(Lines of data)
----------

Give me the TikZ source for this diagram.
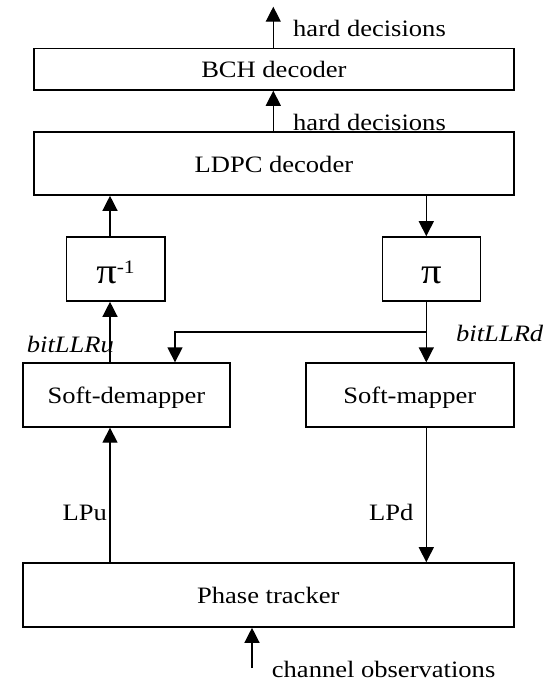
\documentclass[tikz,border=0pt]{standalone}
\usepackage{fontspec}
\setmainfont[FakeStretch=1.13]{Liberation Serif}
\usetikzlibrary{arrows.meta}
\begin{document}
\begin{tikzpicture}[x=1pt,y=-1pt,
  txt/.style={font=\fontsize{23.5}{28}\selectfont},
  blk/.style={txt, draw, line width=1.6pt, inner sep=0pt, text height=17pt, text depth=0pt},
  pibox/.style={blk, text height=28pt, font=\fontsize{36}{40}\selectfont},
  arr/.style={line width=1.3pt, -{Triangle[length=15pt,width=15pt]}},
  wire/.style={line width=1.3pt},
  lbl/.style={txt, inner sep=0pt}]

\useasboundingbox (0,0) rectangle (559,681);

% blocks
\node[blk, minimum width=480.3pt, minimum height=41.3pt] (bch)  at (273.9,69.3) {BCH decoder};
\node[blk, minimum width=480.3pt, minimum height=63pt]   (ldpc) at (273.9,163.5) {LDPC decoder};
\node[pibox, minimum width=98.4pt, minimum height=64pt]  (pinv) at (115.5,269) {π\raisebox{10pt}{\fontsize{19}{22}\selectfont -1}};
\node[pibox, minimum width=98pt, minimum height=64pt]    (pi)   at (431.5,269) {π};
\node[blk, minimum width=207pt, minimum height=63.7pt]   (sdm)  at (126.4,395) {Soft-demapper};
\node[blk, minimum width=207.8pt, minimum height=63.7pt] (sm)   at (409.8,395) {Soft-mapper};
\node[blk, minimum width=491pt, minimum height=64pt]     (pt)   at (268.3,595) {Phase tracker};

% connector positions
\coordinate (top)  at (273.3,6.7);
\coordinate (xl)   at (110,0);
\coordinate (xr)   at (426.3,0);
\coordinate (xm)   at (175,0);
\coordinate (junc) at (426.3,332);
\coordinate (chan) at (252,668);

% connectors
\draw[arr] (bch.north -| top) -- (top);
\draw[arr] (ldpc.north -| top) -- (bch.south -| top);
\draw[arr] (pinv.north -| xl) -- (ldpc.south -| xl);
\draw[arr] (ldpc.south -| xr) -- (pi.north -| xr);
\draw[wire] (pi.south -| xr) -- (junc);
\draw[arr] (junc) -- (sm.north -| xr);
\draw[arr] (junc) -- (junc -| xm) -- (sdm.north -| xm);
\draw[arr] (sdm.north -| xl) -- (pinv.south -| xl);
\draw[arr] (pt.north -| xl) -- (sdm.south -| xl);
\draw[arr] (sm.south -| xr) -- (pt.north -| xr);
\draw[arr] (chan) -- (pt.south -| chan);

% labels
\node[lbl, anchor=base west] (hd1) at (293,36) {hard decisions};
\node[lbl, anchor=base west] (hd2) at (293,130.5) {hard decisions};
\node[lbl, anchor=base west, font=\fontsize{23.5}{28}\selectfont\itshape] (bu) at (26.7,352) {bitLLRu};
\node[lbl, anchor=base west, font=\fontsize{23.5}{28}\selectfont\itshape] (bd) at (456,341.7) {bitLLRd};
\node[lbl, anchor=base east] (lpu) at (107,520) {LPu};
\node[lbl, anchor=base east] (lpd) at (413.5,520) {LPd};
\node[lbl, anchor=base west] (co) at (271.7,677) {channel observations};
\end{tikzpicture}
\end{document}
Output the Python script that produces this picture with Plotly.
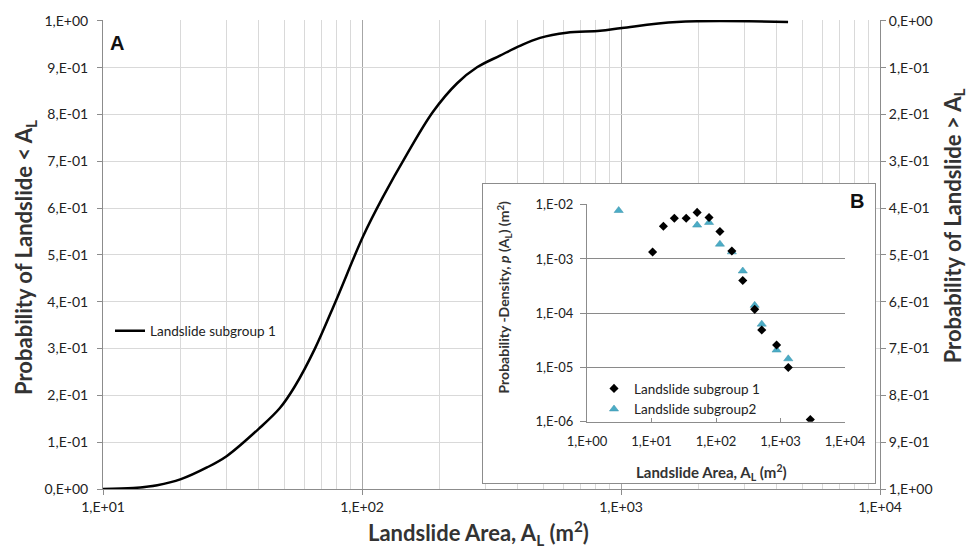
import plotly.graph_objects as go

# ---------------- data ----------------
# Panel A: cumulative probability (subgroup 1)
cdf_area = [10, 13.1, 16.2, 20, 25.2, 30, 40, 48.2, 55, 65.8, 79.4, 101, 120.5, 149,
            188, 233, 278, 341, 407, 487, 617, 830, 1009, 1644, 4416]
cdf_prob = [0, 0.002, 0.008, 0.021, 0.046, 0.07, 0.129, 0.173, 0.219, 0.30, 0.403,
            0.540, 0.624, 0.715, 0.806, 0.867, 0.901, 0.926, 0.947, 0.964, 0.975,
            0.979, 0.985, 0.998, 0.998]

# Panel B: probability density
sg1_area = [10.4, 15.3, 22.6, 34.5, 51, 78, 115, 176, 260, 398, 512, 870, 1320, 2900]
sg1_dens = [1.34e-3, 4.0e-3, 5.6e-3, 5.6e-3, 7.2e-3, 5.8e-3, 3.2e-3, 1.4e-3, 4.0e-4,
            1.18e-4, 4.9e-5, 2.6e-5, 1.0e-5, 1.1e-6]
sg2_area = [3.1, 51, 78, 115, 176, 260, 398, 512, 870, 1320]
sg2_dens = [7.8e-3, 4.2e-3, 4.7e-3, 1.87e-3, 1.35e-3, 6.0e-4, 1.4e-4, 6.3e-5, 2.1e-5, 1.45e-5]

main_xticks = [10, 100, 1000, 10000]
main_xtext = ["1,E+01", "1,E+02", "1,E+03", "1,E+04"]
prob_ticks = [0, 0.1, 0.2, 0.3, 0.4, 0.5, 0.6, 0.7, 0.8, 0.9, 1.0]
prob_text = ["0,E+00", "1,E-01", "2,E-01", "3,E-01", "4,E-01", "5,E-01",
             "6,E-01", "7,E-01", "8,E-01", "9,E-01", "1,E+00"]
inset_xticks = [1, 10, 100, 1000, 10000]
inset_xtext = ["1,E+00", "1,E+01", "1,E+02", "1,E+03", "1,E+04"]
inset_yticks = [1e-6, 1e-5, 1e-4, 1e-3, 1e-2]
inset_ytext = ["1,E-06", "1,E-05", "1,E-04", "1,E-03", "1,E-02"]

# ---------------- geometry helpers ----------------
W, H = 974, 553
L, R, T, B = 103, 94, 14, 64
PW, PH = W - L - R, H - T - B


def xp(px):
    return (px - L) / PW


def yp(py):
    return (H - B - py) / PH


FONT = "Lato, 'Open Sans', sans-serif"
GRID_MINOR = "#d9d9d9"
GRID_MAJOR = "#a6a6a6"
AXIS = "#8c8c8c"

minor_vals = [m * 10 ** k for k in (1, 2, 3) for m in range(2, 10)]

fig = go.Figure()

# Panel A curve
fig.add_trace(go.Scatter(
    x=cdf_area, y=cdf_prob, mode="lines", name="Landslide subgroup 1",
    line=dict(color="black", width=2.5, shape="spline", smoothing=1.0),
    xaxis="x", yaxis="y", legend="legend", hoverinfo="skip"))
# invisible exceedance trace to activate the right axis
fig.add_trace(go.Scatter(
    x=cdf_area, y=[1 - p for p in cdf_prob], mode="lines", showlegend=False,
    line=dict(color="rgba(0,0,0,0)", width=0), xaxis="x", yaxis="y2", hoverinfo="skip"))

# box behind inset (white panel)
fig.add_trace(go.Scatter(x=[0.5], y=[0.5], mode="markers", marker=dict(opacity=0),
                         showlegend=False, xaxis="x3", yaxis="y3", hoverinfo="skip"))

# Panel B points (triangles under diamonds)
fig.add_trace(go.Scatter(
    x=sg2_area, y=sg2_dens, mode="markers", name="Landslide subgroup2",
    marker=dict(symbol="triangle-up", size=8, color="#4bacc6",
                line=dict(color="#3d93ab", width=0.5)),
    xaxis="x4", yaxis="y4", legend="legend2", legendrank=2, hoverinfo="skip"))
fig.add_trace(go.Scatter(
    x=sg1_area, y=sg1_dens, mode="markers", name="Landslide subgroup 1",
    marker=dict(symbol="diamond", size=7, color="black"),
    xaxis="x4", yaxis="y4", legend="legend2", legendrank=1, hoverinfo="skip"))

fig.update_layout(
    width=W, height=H,
    margin=dict(l=L, r=R, t=T, b=B),
    paper_bgcolor="white", plot_bgcolor="white",
    font=dict(family=FONT, size=14, color="#222"),
    xaxis=dict(
        type="log", range=[1, 4], domain=[0, 1], anchor="y",
        tickvals=main_xticks, ticktext=main_xtext,
        showgrid=True, gridcolor=GRID_MAJOR, gridwidth=1,
        minor=dict(tickvals=minor_vals, showgrid=True, gridcolor=GRID_MINOR, ticks=""),
        showline=True, linecolor=AXIS, ticks="outside", ticklen=5, tickcolor=AXIS,
        zeroline=False, tickfont=dict(size=14, color="#222"), fixedrange=True),
    yaxis=dict(
        range=[0, 1.0021], domain=[0, 1], anchor="x",
        tickvals=prob_ticks, ticktext=prob_text,
        showgrid=True, gridcolor=GRID_MINOR, showline=True, linecolor=AXIS,
        ticks="outside", ticklen=5, tickcolor=AXIS, ticklabelstandoff=6,
        zeroline=False, tickfont=dict(size=14, color="#222"), fixedrange=True),
    yaxis2=dict(
        range=[1, -0.0021], overlaying="y", side="right", anchor="x",
        tickvals=prob_ticks, ticktext=prob_text,
        showgrid=False, showline=True, linecolor=AXIS,
        ticks="outside", ticklen=5, tickcolor=AXIS,
        zeroline=False, tickfont=dict(size=14, color="#222"), fixedrange=True),
    xaxis3=dict(
        domain=[xp(483), xp(875)], anchor="y3", range=[0, 1],
        showgrid=False, zeroline=False, showticklabels=False, ticks="",
        showline=True, mirror=True, linecolor=AXIS, fixedrange=True),
    yaxis3=dict(
        domain=[yp(483), yp(180)], anchor="x3", range=[0, 1],
        showgrid=False, zeroline=False, showticklabels=False, ticks="",
        showline=True, mirror=True, linecolor=AXIS, fixedrange=True),
    xaxis4=dict(
        type="log", domain=[xp(587), xp(845)], anchor="y4", range=[0, 4],
        tickvals=inset_xticks, ticktext=inset_xtext,
        showgrid=False, zeroline=False, showline=True, linecolor=AXIS,
        ticks="inside", ticklen=4, tickcolor=AXIS, ticklabelstandoff=8,
        tickfont=dict(size=13, color="#222"), fixedrange=True),
    yaxis4=dict(
        type="log", domain=[yp(421), yp(200.45)], anchor="x4", range=[-6, -1.99],
        tickvals=inset_yticks, ticktext=inset_ytext,
        showgrid=True, gridcolor="#8a8a8a", zeroline=False, showline=True, linecolor=AXIS,
        ticks="outside", ticklen=6, tickcolor="#8a8a8a", ticklabelstandoff=4,
        tickfont=dict(size=13, color="#222"), fixedrange=True),
    legend=dict(
        x=xp(110), y=yp(329), xanchor="left", yanchor="middle",
        bgcolor="rgba(255,255,255,0)", borderwidth=0, itemwidth=30,
        font=dict(size=13.5, color="#222", family=FONT), tracegroupgap=0),
    legend2=dict(
        x=xp(594), y=yp(398), xanchor="left", yanchor="middle",
        bgcolor="rgba(255,255,255,0)", borderwidth=0, itemwidth=30,
        font=dict(size=13.5, color="#222", family=FONT), tracegroupgap=0,
        traceorder="normal"),
    showlegend=True,
)

annos = [
    dict(text="<b>A</b>", x=xp(117), y=yp(37), font=dict(size=20, family="Liberation Sans, Arial", color="#111")),
    dict(text="<b>B</b>", x=xp(857), y=yp(197), font=dict(size=20, family="Liberation Sans, Arial", color="#111")),
    dict(text="<b>Landslide Area, A<sub>L</sub> (m<sup>2</sup>)</b>", x=xp(478), y=yp(534),
         font=dict(size=22, color="#333")),
    dict(text="<b>Probability of Landslide < A<sub>L</sub></b>", x=xp(25), y=yp(255),
         textangle=-90, font=dict(size=22, color="#333")),
    dict(text="<b>Probability of Landslide > A<sub>L</sub></b>", x=xp(954), y=yp(223),
         textangle=-90, font=dict(size=22, color="#333")),
    dict(text="<b>Landslide Area, A<sub>L</sub> (m<sup>2</sup>)</b>", x=xp(711), y=yp(472),
         font=dict(size=15, color="#333")),
    dict(text="<b>Probability -Density, <i>p</i> (A<sub>L</sub>) (m<sup>2</sup>)</b>", x=xp(504), y=yp(295),
         textangle=-90, font=dict(size=14, color="#333")),
]
for a in annos:
    a.update(xref="paper", yref="paper", showarrow=False, xanchor="center", yanchor="middle")
fig.update_layout(annotations=annos)

fig.write_html("out.html", config={"displayModeBar": False},
               post_script="document.body.style.margin='0';document.body.style.overflow='hidden';")
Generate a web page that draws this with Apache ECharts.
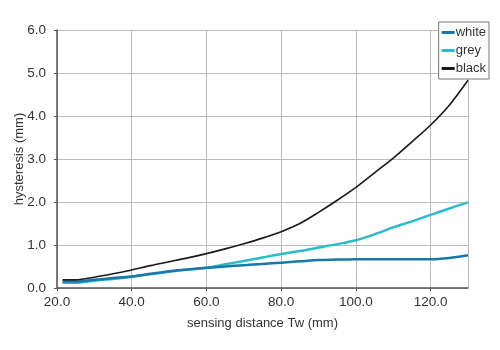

----------

What you should do: Search the data for "that". Copy every matching line.

Task result:
Output the Python script that produces this picture with Plotly.
Generate a web page that draws this with Apache ECharts.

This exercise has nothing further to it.